The next chapter of the book is about evil, which is where he most fully discusses his fieldwork among people who have been abused by priests. Orsi draws out the ways that “predator priests” used sacred presence as an element of their sexual abuse. These horrible and shocking stories are easily framed within the chapter title “Events of Abundant Evil.” However, Orsi seems more reticent to talk directly of the “Happiness of Heaven” in chapter six. While the stories in the chapter on abundant evil reflect horror and trauma, the stories in the chapter on happiness and heaven reflect hope, disappointment, and ambivalence. “Heaven is the dullest and most obvious of religious imaginings,” he writes (204). This may be the most ambivalent statement I have ever heard about heaven, which may account for why the chapter is by far the shortest and most fragmented of the whole book.

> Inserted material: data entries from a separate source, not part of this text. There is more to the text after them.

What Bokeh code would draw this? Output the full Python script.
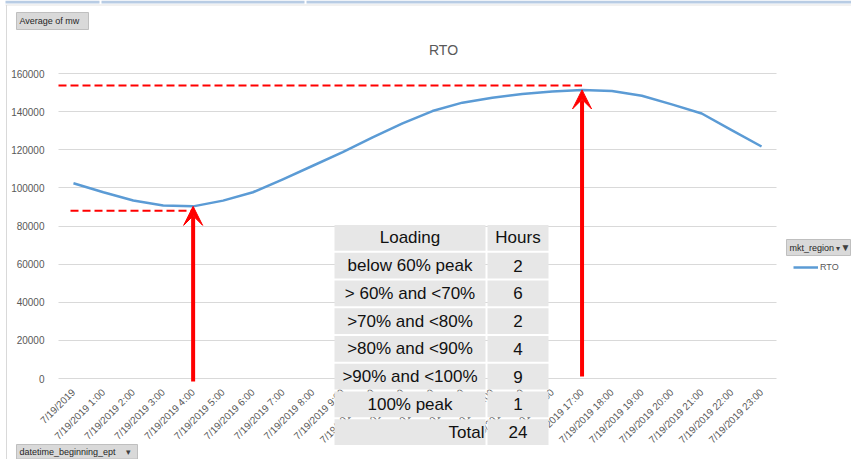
import math
from bokeh.plotting import figure
from bokeh.models import (Range1d, LinearAxis, FixedTicker, Grid, Arrow, VeeHead,
                          Legend, LegendItem, BasicTickFormatter, Label)
from bokeh.core.properties import value
from bokeh.embed import file_html
from bokeh.resources import INLINE

# ---------------- data ----------------
hour_labels = ["7/19/2019"] + ["7/19/2019 %d:00" % h for h in range(1, 24)]
mw = [102400, 97700, 93400, 90800, 90300, 93300, 97700, 104500, 111600, 118700,
      126500, 133800, 140300, 144700, 147300, 149200, 150600, 151400, 150800, 148300,
      143800, 139000, 130300, 121700]
y_ticks = [0, 20000, 40000, 60000, 80000, 100000, 120000, 140000, 160000]
peak_guide = 153700
low_guide = 88000
loading_labels = ["below 60% peak", "> 60% and <70%", ">70% and <80%",
                  ">80% and <90%", ">90% and <100%", "100% peak"]
loading_hours = [2, 6, 2, 4, 9, 1]

# ---------------- layout helpers (reference pixel -> data) ----------------
W, H = 851, 459
STEP = 718 / 24.0
X0 = 58 + STEP / 2
def X(px):
    return (px - X0) / STEP
YPP = 160000 / 305.0
def Y(py):
    return (378 - py) * YPP

FONT = "Liberation Sans"
GREY = "#595959"

p = figure(width=W, height=H, output_backend="svg", toolbar_location=None,
           x_range=Range1d(X(0), X(W)), y_range=Range1d(Y(H), Y(0)),
           x_axis_type=None, y_axis_type=None, min_border=0,
           outline_line_color=None, background_fill_color="white")
p.min_border_left = p.min_border_right = p.min_border_top = p.min_border_bottom = 0

# sheet decorations: header band and chart border
p.quad(left=[X(5), X(101), X(306)], right=[X(99), X(304), X(W)],
       top=[Y(0)] * 3, bottom=[Y(3)] * 3, fill_color="#b8cce4", line_color=None)
p.line([X(5), X(W)], [Y(4.5), Y(4.5)], line_color="#e3e3e3", line_width=1)
p.line([X(6), X(6)], [Y(4.5), Y(H)], line_color="#d9d9d9", line_width=1)

# grid
grid = Grid(dimension=1, ticker=FixedTicker(ticks=y_ticks), grid_line_color="#d9d9d9",
            grid_line_width=1, cross_bounds=(X(58), X(776)))
p.add_layout(grid)

# y axis
yaxis = LinearAxis(fixed_location=X(58), ticker=FixedTicker(ticks=y_ticks),
                   formatter=BasicTickFormatter(use_scientific=False),
                   axis_line_color=None, major_tick_line_color=None, minor_tick_line_color=None,
                   major_label_text_font_size="10px", major_label_text_color=GREY,
                   major_label_text_font=FONT, major_label_standoff=8)
p.add_layout(yaxis, "left")

# x axis
idx = list(range(len(hour_labels)))
xaxis = LinearAxis(fixed_location=0, ticker=FixedTicker(ticks=idx),
                   major_label_overrides={i: s for i, s in enumerate(hour_labels)},
                   major_label_orientation=math.pi / 4,
                   axis_line_color=None, major_tick_line_color=None, minor_tick_line_color=None,
                   major_label_text_font_size="10px", major_label_text_color=GREY,
                   major_label_text_font=FONT, major_label_standoff=6)
p.add_layout(xaxis, "below")

# series
r_line = p.line(idx, mw, line_color="#5B9BD5", line_width=2.5, line_join="round")

# guides and arrows
imax = mw.index(max(mw))
imin = mw.index(min(mw))
p.line([X(58), imax], [peak_guide, peak_guide], line_color="red", line_width=2, line_dash="8 4")
p.line([X(70), imin], [low_guide, low_guide], line_color="red", line_width=2, line_dash="8 4")
for i, ystart in ((imin, Y(381)), (imax, Y(376))):
    p.add_layout(Arrow(end=VeeHead(size=19, fill_color="red", line_color="red"),
                       x_start=i, y_start=ystart, x_end=i, y_end=mw[i],
                       line_color="red", line_width=4))

# title
p.add_layout(Label(x=X(443), y=Y(49), text="RTO", text_align="center", text_baseline="middle",
                   text_font=FONT, text_font_size="14px", text_color=GREY))

# table
rows = [("Loading", "Hours")] + list(zip(loading_labels, [str(v) for v in loading_hours])) \
       + [("Total", str(sum(loading_hours)))]
RH = 27.75
c1 = (334, 485)
c2 = (487, 548)
lefts, rights, tops, bottoms = [], [], [], []
tx, ty, tt, ta = [], [], [], []
for r, (a, b) in enumerate(rows):
    top = 224.5 + RH * r
    bot = top + RH - 2
    for (l, rr) in (c1, c2):
        lefts.append(X(l)); rights.append(X(rr)); tops.append(Y(top)); bottoms.append(Y(bot))
    mid = Y((top + bot) / 2)
    if a == "Total":
        tx.append(X(484)); ta.append("right")
    else:
        tx.append(X((c1[0] + c1[1]) / 2)); ta.append("center")
    ty.append(mid); tt.append(a)
    tx.append(X((c2[0] + c2[1]) / 2)); ty.append(mid); tt.append(b); ta.append("center")
p.quad(left=lefts, right=rights, top=tops, bottom=bottoms, fill_color="#e7e7e7",
       line_color=None, level="overlay")
p.text(x=tx, y=ty, text=tt, text_align=ta, text_baseline="middle",
       text_font=value(FONT), text_font_size="17px", text_color="#111111", level="overlay")

# pivot field buttons
def button(x0, x1, y0, y1, label):
    p.quad(left=[X(x0)], right=[X(x1)], top=[Y(y0)], bottom=[Y(y1)],
           fill_color="#d9d9d9", line_color="#bfbfbf", line_width=1, level="overlay")
    p.text(x=[X(x0 + 3)], y=[Y((y0 + y1) / 2)], text=[label], text_baseline="middle",
           text_font=value(FONT), text_font_size="9px", text_color="#262626", level="overlay")

def glyph(px, py, ch, size):
    p.text(x=[X(px)], y=[Y(py)], text=[ch], text_align="center", text_baseline="middle",
           text_font=value(FONT), text_font_size=size, text_color="#404040", level="overlay")

button(16, 88, 12, 29, "Average of mw")
button(16, 137, 444, 458.5, "datetime_beginning_ept")
glyph(128, 451, "\u25be", "9px")
button(786, 850, 239, 255, "mkt_region")
glyph(837, 248, "\u25be", "8px")
glyph(845, 247, "\u25bc", "10px")

# legend
legend = Legend(items=[LegendItem(label="RTO", renderers=[r_line])],
                location=(793, H - 272), background_fill_alpha=0, border_line_color=None,
                padding=0, margin=0, spacing=0, glyph_width=25, glyph_height=10,
                label_height=10, label_standoff=2, label_text_font_size="9px",
                label_text_color=GREY, label_text_font=FONT)
p.add_layout(legend)

open("out.html", "w").write(file_html(p, INLINE))
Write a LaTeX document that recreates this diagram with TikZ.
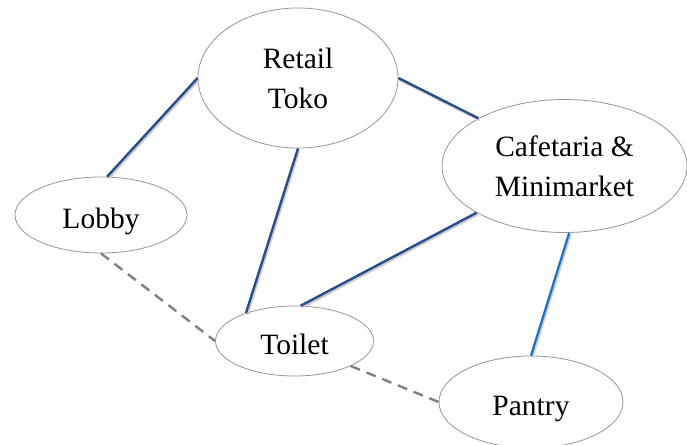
\documentclass[tikz,border=0pt]{standalone}
\usepackage{fontspec}
\setmainfont{Liberation Serif}
\usetikzlibrary{shapes.geometric}
\definecolor{darkblue}{RGB}{40,78,138}
\definecolor{lightblue}{RGB}{20,115,200}
\definecolor{edgegray}{RGB}{150,150,150}
\definecolor{dashgray}{RGB}{128,128,128}
\tikzset{
  room/.style={draw=edgegray, line width=0.8pt, ellipse, fill=white, inner sep=0pt,
    align=center, font=\fontsize{29.5}{40}\selectfont},
  oneline/.style={text height=28pt, text depth=2pt},
  shadowed/.style={preaction={draw=black!20, line width=2.6pt, transform canvas={shift={(1.2pt,-1.6pt)}}}},
  solidlink/.style={draw=darkblue, line width=2.4pt, shadowed},
  lightlink/.style={draw=lightblue, line width=2.2pt, shadowed},
  dashlink/.style={draw=dashgray, line width=2.4pt, dash pattern=on 10pt off 7pt}
}
\begin{document}
\begin{tikzpicture}[x=1pt,y=-1pt]
\useasboundingbox (0,0) rectangle (687,444);
\node[room, minimum width=200pt, minimum height=140pt] (retail) at (298,78) {Retail\\Toko};
\node[room, minimum width=245pt, minimum height=133pt] (cafe) at (564.5,166) {Cafetaria \&\\Minimarket};
\node[room, oneline, minimum width=172pt, minimum height=76pt] (lobby) at (101,215) {Lobby};
\node[room, oneline, minimum width=158pt, minimum height=70pt] (toilet) at (294.5,341) {Toilet};
\node[room, oneline, minimum width=184pt, minimum height=92pt] (pantry) at (531,402) {Pantry};
\draw[solidlink] (lobby.81) -- (retail.west);
\draw[solidlink] (retail.south) -- (toilet.150);
\draw[solidlink] (retail.east) -- (cafe.151);
\draw[solidlink] (cafe.208) -- (toilet.80);
\draw[lightlink] (cafe.274) -- (pantry.north);
\draw[dashlink] (lobby.south) -- (toilet.west);
\draw[dashlink] (toilet.336) -- (pantry.west);
\end{tikzpicture}
\end{document}
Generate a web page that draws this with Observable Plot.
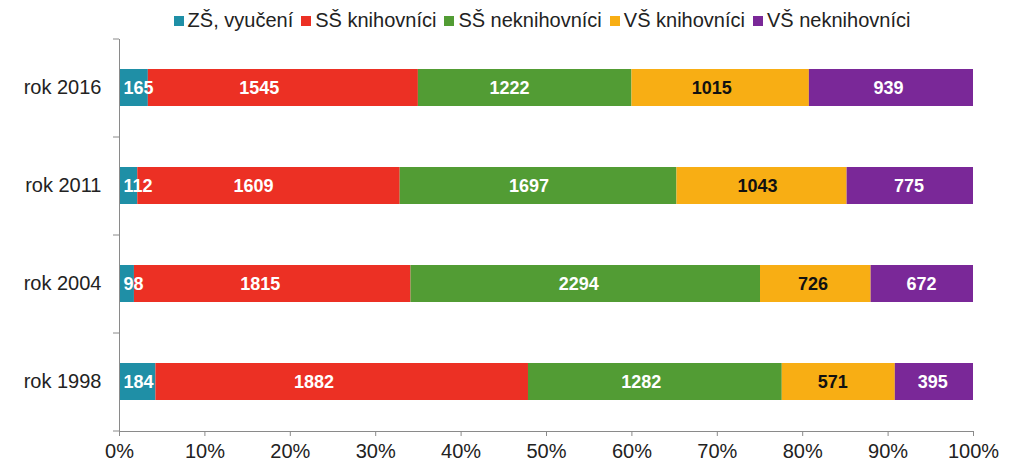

Orsi draws upon a 1944 children’s catechism book that helps children memorize statement about heaven and help them make heaven applicable to their everyday lives. He summarizes, “In this way, heaven is brought close to everyday activities on earth and becomes less dull; or perhaps, brought close to everyday activities, heaven becomes duller.” (205) What does it mean to say that heaven is the dullest of religious imaginations? Consider chapter four’s discussion of printed presence, which is full of observations of the mundane ways that presence enters into believer’s lives through print. Clearly, Orsi does not think that the presence imbued in daily material culture or actions is uninteresting. Perhaps the happiness of heaven is not easily studied as a topic in and of itself; instead people’s hopes and fears about heaven continually emerge throughout all the chapters of the book.
Speaking of his late mother’s dying conversations with his father, Orsi goes beyond his initial definition of heaven: it is not (always) a sacred order, or a “banal” arbiter of moral authority. Instead, heaven is “the limit of knowing and an invitation to conversation, recognition, and accompaniment at the extremity of life.” (213) Presence is something that is not experienced in the abstract; people experience the presence of heaven through encounters with others. In other words, heaven can be understood as a justifying power for actions or aspiration for happiness, however Orsi finds these lenses of analysis banal and uninteresting. “The happiness of heaven” is unknowable and the only way we approach it is through meaningful relationships and dialogue.